Cries Pluto, 'twixt his snores O tempora! O mores!
Bierce's twelve-volume Collected Works were published in 1909, the seventh volume of which consists solely of The Devil's Dictionary, the title Bierce himself preferred to The Cynic's Word Book.

Disappearance
In October 1913 Bierce, then aged 71, departed Washington, D.C., for a tour of his old Civil War battlefields. By December he had passed through Louisiana and Texas, crossing by way of El Paso into Mexico, which was in the throes of revolution. In Ciudad Juárez he joined Pancho Villa's army as an observer, and in that role he witnessed the Battle of Tierra Blanca.

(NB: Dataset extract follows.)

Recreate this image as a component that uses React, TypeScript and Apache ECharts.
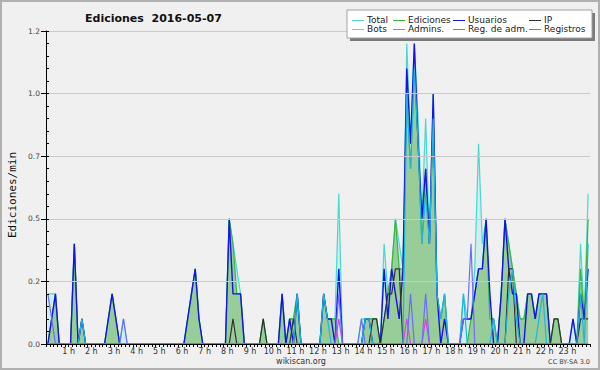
import React, { useEffect, useRef } from 'react';
import * as echarts from 'echarts';

// 10-minute bins (144 per day), values in edits per minute
const TOTAL = [
  0.2, 0.2, 0.2, 0, 0, 0, 0, 0.4, 0, 0.1, 0, 0,
  0, 0, 0, 0, 0.1, 0.2, 0.1, 0, 0.1, 0, 0, 0,
  0, 0, 0, 0, 0, 0, 0, 0, 0, 0, 0, 0,
  0, 0.1, 0.2, 0.3, 0.1, 0, 0, 0, 0, 0, 0, 0,
  0.5, 0.4, 0.3, 0.2, 0, 0, 0, 0, 0, 0.1, 0, 0,
  0, 0, 0.2, 0, 0.1, 0.1, 0.2, 0, 0, 0, 0, 0,
  0, 0.2, 0.1, 0.1, 0.1, 0.6, 0, 0, 0, 0, 0, 0.1,
  0.1, 0.1, 0.1, 0.1, 0, 0.4, 0.2, 0.3, 0.5, 0.4, 0.3, 1.2,
  0.8, 1.2, 0.9, 0.5, 0.9, 0.4, 1.0, 0.2, 0.1, 0.2, 0, 0,
  0, 0, 0.2, 0.1, 0.1, 0.3, 0.8, 0.4, 0.5, 0.1, 0.1, 0,
  0.2, 0.5, 0.4, 0.3, 0.2, 0.1, 0.1, 0.2, 0.2, 0.1, 0.2, 0.2,
  0.2, 0, 0.1, 0.1, 0, 0, 0, 0.1, 0, 0.4, 0.1, 0.6,
];
const EDICIONES = [
  0, 0.1, 0.2, 0, 0, 0, 0, 0.4, 0, 0.1, 0, 0,
  0, 0, 0, 0, 0.1, 0.2, 0.1, 0, 0, 0, 0, 0,
  0, 0, 0, 0, 0, 0, 0, 0, 0, 0, 0, 0,
  0, 0.1, 0.2, 0.3, 0.1, 0, 0, 0, 0, 0, 0, 0,
  0.5, 0.4, 0.2, 0.2, 0, 0, 0, 0, 0, 0.1, 0, 0,
  0, 0, 0.2, 0, 0.1, 0.1, 0.2, 0, 0, 0, 0, 0,
  0, 0.2, 0.1, 0.1, 0.1, 0, 0, 0, 0, 0, 0, 0,
  0.1, 0.1, 0.1, 0.1, 0, 0.1, 0.2, 0.3, 0.5, 0.3, 0.3, 1.0,
  0.7, 1.1, 0.8, 0.4, 0.7, 0.4, 0.9, 0.2, 0.1, 0.2, 0, 0,
  0, 0, 0, 0, 0.1, 0.2, 0.3, 0.3, 0.5, 0.1, 0.1, 0,
  0.2, 0.5, 0.4, 0.3, 0.2, 0.1, 0.1, 0.2, 0.2, 0.1, 0.2, 0.2,
  0.2, 0, 0.1, 0.1, 0, 0, 0, 0, 0, 0.3, 0.1, 0.5,
];
const USUARIOS = [
  0, 0.1, 0.2, 0, 0, 0, 0, 0.4, 0, 0.1, 0, 0,
  0, 0, 0, 0, 0.1, 0.2, 0.1, 0, 0, 0, 0, 0,
  0, 0, 0, 0, 0, 0, 0, 0, 0, 0, 0, 0,
  0, 0.1, 0.2, 0.3, 0.1, 0, 0, 0, 0, 0, 0, 0,
  0.5, 0.2, 0.2, 0.2, 0, 0, 0, 0, 0, 0, 0, 0,
  0, 0, 0.2, 0, 0.1, 0, 0.2, 0, 0, 0, 0, 0,
  0, 0.2, 0.1, 0.1, 0, 0.3, 0, 0, 0, 0, 0, 0,
  0.1, 0.1, 0, 0, 0, 0.3, 0.1, 0.3, 0.2, 0.1, 0.3, 1.1,
  0.8, 1.2, 0.8, 0.5, 0.7, 0.4, 1.0, 0.2, 0, 0.1, 0, 0,
  0, 0, 0.1, 0.1, 0.1, 0.2, 0.3, 0.3, 0.5, 0.2, 0, 0,
  0.2, 0.5, 0.3, 0.2, 0.2, 0, 0, 0.2, 0.2, 0.1, 0.2, 0.2,
  0.2, 0, 0, 0, 0, 0, 0, 0.1, 0, 0.2, 0.1, 0.3,
];
const IP = [
  0, 0, 0, 0, 0, 0, 0, 0, 0, 0, 0, 0,
  0, 0, 0, 0, 0, 0, 0, 0, 0, 0, 0, 0,
  0, 0, 0, 0, 0, 0, 0, 0, 0, 0, 0, 0,
  0, 0, 0, 0, 0, 0, 0, 0, 0, 0, 0, 0,
  0, 0.1, 0, 0, 0, 0, 0, 0, 0, 0.1, 0, 0,
  0, 0, 0, 0, 0, 0.1, 0, 0, 0, 0, 0, 0,
  0, 0, 0, 0, 0, 0, 0, 0, 0, 0, 0, 0,
  0, 0, 0.1, 0.1, 0, 0.1, 0.2, 0.2, 0.3, 0.3, 0, 0,
  0, 0, 0, 0, 0, 0, 0, 0, 0, 0, 0, 0,
  0, 0, 0, 0, 0, 0, 0, 0, 0, 0, 0, 0,
  0, 0, 0.3, 0.3, 0, 0, 0, 0, 0, 0, 0, 0,
  0, 0, 0.1, 0.1, 0, 0, 0, 0, 0, 0.1, 0.1, 0.1,
];
const BOTS = [
  0, 0, 0, 0, 0, 0, 0, 0, 0, 0, 0, 0,
  0, 0, 0, 0, 0, 0, 0, 0, 0, 0, 0, 0,
  0, 0, 0, 0, 0, 0, 0, 0, 0, 0, 0, 0,
  0, 0, 0, 0, 0, 0, 0, 0, 0, 0, 0, 0,
  0, 0, 0, 0, 0, 0, 0, 0, 0, 0, 0, 0,
  0, 0, 0, 0, 0, 0, 0, 0, 0, 0, 0, 0,
  0, 0, 0, 0, 0, 0, 0, 0, 0, 0, 0, 0,
  0, 0, 0, 0, 0, 0, 0, 0, 0, 0, 0, 0,
  0, 0, 0, 0, 0, 0, 0, 0, 0, 0, 0, 0,
  0, 0, 0, 0, 0, 0, 0, 0, 0, 0, 0, 0,
  0, 0, 0, 0, 0, 0, 0, 0, 0, 0, 0, 0,
  0, 0, 0, 0, 0, 0, 0, 0, 0, 0, 0, 0,
];
const ADMINS = [
  0, 0, 0, 0, 0, 0, 0, 0, 0, 0.1, 0, 0,
  0, 0, 0, 0, 0, 0, 0, 0, 0, 0, 0, 0,
  0, 0, 0, 0, 0, 0, 0, 0, 0, 0, 0, 0,
  0, 0, 0, 0, 0, 0, 0, 0, 0, 0, 0, 0,
  0, 0, 0, 0, 0, 0, 0, 0, 0, 0, 0, 0,
  0, 0, 0, 0, 0, 0, 0.2, 0, 0, 0, 0, 0,
  0, 0.2, 0.1, 0, 0, 0, 0, 0, 0, 0, 0, 0,
  0.1, 0.1, 0, 0, 0, 0, 0, 0, 0, 0, 0, 1.0,
  0.7, 1.1, 0.8, 0.4, 0.6, 0.4, 0.9, 0.2, 0.1, 0.2, 0, 0,
  0, 0, 0.2, 0, 0, 0, 0, 0, 0, 0, 0.1, 0,
  0, 0, 0.2, 0.3, 0.1, 0, 0, 0, 0, 0, 0.1, 0.2,
  0, 0, 0, 0, 0, 0, 0, 0, 0, 0.2, 0, 0.4,
];
const REG_ADM = [
  0, 0, 0, 0, 0, 0, 0, 0, 0, 0, 0, 0,
  0, 0, 0, 0, 0, 0, 0, 0, 0, 0, 0, 0,
  0, 0, 0, 0, 0, 0, 0, 0, 0, 0, 0, 0,
  0, 0, 0, 0, 0, 0, 0, 0, 0, 0, 0, 0,
  0, 0, 0, 0, 0, 0, 0, 0, 0, 0, 0, 0,
  0, 0, 0, 0, 0, 0, 0, 0, 0, 0, 0, 0,
  0, 0, 0, 0, 0, 0.1, 0, 0, 0, 0, 0, 0,
  0, 0, 0, 0, 0, 0, 0, 0, 0, 0, 0, 0.1,
  0, 0, 0, 0, 0.1, 0, 0, 0, 0, 0, 0, 0,
  0, 0, 0, 0, 0, 0, 0, 0, 0, 0, 0, 0,
  0, 0, 0, 0, 0, 0, 0, 0, 0, 0, 0, 0,
  0, 0, 0, 0, 0, 0, 0, 0, 0, 0, 0, 0,
];
const REGISTROS = [
  0.2, 0.1, 0, 0, 0, 0, 0, 0, 0, 0, 0, 0,
  0, 0, 0, 0, 0, 0, 0, 0, 0.1, 0, 0, 0,
  0, 0, 0, 0, 0, 0, 0, 0, 0, 0, 0, 0,
  0, 0, 0, 0, 0, 0, 0, 0, 0, 0, 0, 0,
  0, 0, 0, 0, 0, 0, 0, 0, 0, 0, 0, 0,
  0, 0, 0, 0, 0, 0, 0, 0, 0, 0, 0, 0,
  0, 0, 0, 0, 0, 0.2, 0, 0, 0, 0, 0, 0.1,
  0, 0, 0, 0, 0, 0, 0, 0, 0, 0, 0, 0,
  0.2, 0, 0, 0, 0.2, 0, 0, 0, 0, 0, 0, 0,
  0, 0, 0.1, 0.1, 0.4, 0, 0, 0, 0, 0, 0, 0,
  0, 0, 0, 0, 0, 0, 0, 0, 0, 0, 0, 0,
  0, 0, 0, 0, 0, 0, 0, 0, 0, 0, 0, 0,
];

const HOUR_LABELS = [
  '', '1 h', '2 h', '3 h', '4 h', '5 h', '6 h', '7 h', '8 h', '9 h', '10 h', '11 h', '12 h',
  '13 h', '14 h', '15 h', '16 h', '17 h', '18 h', '19 h', '20 h', '21 h', '22 h', '23 h', '',
];
const Y_LABELS = ['0.0', '0.2', '0.5', '0.7', '1.0', '1.2'];

const SERIES_NAMES = ['Total', 'Ediciones', 'Usuarios', 'IP', 'Bots', 'Admins.', 'Reg. de adm.', 'Registros'];
const SERIES_DATA = [TOTAL, EDICIONES, USUARIOS, IP, BOTS, ADMINS, REG_ADM, REGISTROS];
const COLORS = ['#48d8d0', '#3cb43c', '#1414e6', '#303030', '#ffa028', '#20b4e0', '#e040e0', '#6c6cff'];
const AREAS: (string | null)[] = ['rgba(170,232,234,0.45)', '#98cc98', null, null, null, null, null, null];

const FONT = '"DejaVu Sans", sans-serif';

export default function App() {
  const ref = useRef<HTMLDivElement>(null);
  useEffect(() => {
    document.body.style.margin = '0';
    const chart = echarts.init(ref.current!, null, { renderer: 'svg' });

    const series = SERIES_NAMES.map((name, k) => ({
      name,
      type: 'line',
      data: SERIES_DATA[k].map((v, i) => [i + 0.5, v]),
      showSymbol: false,
      symbol: 'none',
      silent: true,
      clip: true,
      lineStyle: { color: COLORS[k], width: k === 2 ? 1.4 : 1.2 },
      itemStyle: { color: COLORS[k] },
      areaStyle: AREAS[k] ? { color: AREAS[k] as string, opacity: 1 } : undefined,
      yAxisIndex: 0,
    }));

    const colX = [352, 393, 453, 529];
    const rowY = [20, 29];
    const legendEls: any[] = [
      { type: 'rect', z: 100, shape: { x: 350, y: 13, width: 245, height: 28 }, style: { fill: '#7a7a7a' } },
      { type: 'rect', z: 101, shape: { x: 347, y: 10, width: 245, height: 28 }, style: { fill: '#ffffff', stroke: '#a0a0a0', lineWidth: 1 } },
    ];
    SERIES_NAMES.forEach((name, k) => {
      const c = k % 4;
      const r = Math.floor(k / 4);
      const x0 = colX[c];
      const y0 = rowY[r];
      legendEls.push({
        type: 'line',
        z: 102,
        shape: { x1: x0, y1: y0 + 0.5, x2: x0 + 12, y2: y0 + 0.5 },
        style: { stroke: COLORS[k], lineWidth: 1 },
      });
      legendEls.push({
        type: 'text',
        z: 102,
        x: x0 + 15,
        y: y0,
        style: {
          text: name,
          font: `9px ${FONT}`,
          fill: '#222',
          textAlign: 'left',
          textVerticalAlign: 'middle',
        },
      });
    });

    chart.setOption({
      animation: false,
      backgroundColor: '#f0f0f0',
      grid: { left: 46, right: 10, top: 31, bottom: 26, containLabel: false },
      xAxis: {
        type: 'value',
        min: 0,
        max: 144,
        interval: 6,
        z: 10,
        axisLine: { show: true, onZero: false, lineStyle: { color: '#000', width: 1 } },
        axisTick: { show: true, length: 3, lineStyle: { color: '#000' } },
        minorTick: { show: true, splitNumber: 6, length: 3, lineStyle: { color: '#000' } },
        splitLine: { show: false },
        axisLabel: {
          formatter: (v: number) => HOUR_LABELS[Math.round(v / 6)] ?? '',
          fontSize: 8,
          fontFamily: FONT,
          color: '#333',
          margin: 3,
        },
      },
      yAxis: [
        {
          type: 'value',
          min: 0,
          max: 1.25,
          interval: 0.25,
          z: 10,
          axisLine: { show: true, lineStyle: { color: '#000', width: 1 } },
          axisTick: { show: true, length: 5, lineStyle: { color: '#000' } },
          splitLine: { show: true, lineStyle: { color: '#cacaca', width: 1 } },
          axisLabel: {
            formatter: (v: number) => Y_LABELS[Math.round(v / 0.25)] ?? '',
            fontSize: 7.5,
            fontFamily: FONT,
            color: '#444',
            margin: 6,
          },
        },
        {
          type: 'value',
          position: 'left',
          min: 0,
          max: 1.25,
          interval: 0.05,
          z: 10,
          alignTicks: false,
          axisLine: { show: false },
          axisTick: { show: true, inside: true, length: 3, lineStyle: { color: '#000' } },
          axisLabel: { show: false },
          splitLine: { show: false },
        },
      ],
      series,
      graphic: [
        {
          type: 'rect',
          z: 100,
          shape: { x: 1, y: 1, width: 598, height: 368 },
          style: { fill: 'none', stroke: '#b0b0b0', lineWidth: 2 },
        },
        {
          type: 'text',
          z: 100,
          x: 85,
          y: 18,
          style: {
            text: 'Ediciones  2016-05-07',
            font: `bold 11px ${FONT}`,
            fill: '#111',
            textAlign: 'left',
            textVerticalAlign: 'middle',
          },
        },
        {
          type: 'text',
          z: 100,
          x: 12,
          y: 195,
          rotation: Math.PI / 2,
          style: {
            text: 'Ediciones/min',
            font: `11px "DejaVu Sans Mono", monospace`,
            fill: '#111',
            textAlign: 'center',
            textVerticalAlign: 'middle',
          },
        },
        {
          type: 'text',
          z: 100,
          x: 301,
          y: 361,
          style: {
            text: 'wikiscan.org',
            font: `8px ${FONT}`,
            fill: '#333',
            textAlign: 'center',
            textVerticalAlign: 'middle',
          },
        },
        {
          type: 'text',
          z: 100,
          x: 590,
          y: 362,
          style: {
            text: 'CC BY-SA 3.0',
            font: `6.5px ${FONT}`,
            fill: '#444',
            textAlign: 'right',
            textVerticalAlign: 'middle',
          },
        },
        ...legendEls,
      ],
    });
    return () => chart.dispose();
  }, []);
  return <div ref={ref} style={{ width: 600, height: 370 }} />;
}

Bierce is known to have accompanied Villa's army as far as the city of Chihuahua. His last known communication with the world was a letter he wrote there to Blanche Partington, a close friend, dated December 26, 1913. After closing this letter by saying, As to me, I leave here tomorrow for an unknown destination, he vanished without a trace, becoming one of the most famous disappearances in American literary history. Skeptic Joe Nickell argued that such a letter had never been found. All that existed was a notebook belonging to his secretary and companion, Carrie Christiansen, containing a rough summary of a purported letter and her statement that the originals had been destroyed.
Oral tradition in Sierra Mojada, Coahuila, documented by the priest James Lienert, states that Bierce was executed by firing squad in the town cemetery there.Again, Nickell finds this story to be rather incredible. He quotes Bierce's friend and biographer Walter Neale as saying that in 1913, Bierce had not ridden for quite some time, was suffering from serious asthma, and had been severely critical of Pancho Villa. Neale concludes that it would have been highly unlikely for Bierce to have gone to Mexico and joined up with Villa.
All investigations into his fate have proven fruitless, and Nickell concedes that despite a lack of hard evidence that Bierce had gone to Mexico, there is also none that he had not. Therefore, despite an abundance of theories (including death by suicide), his end remains shrouded in mystery.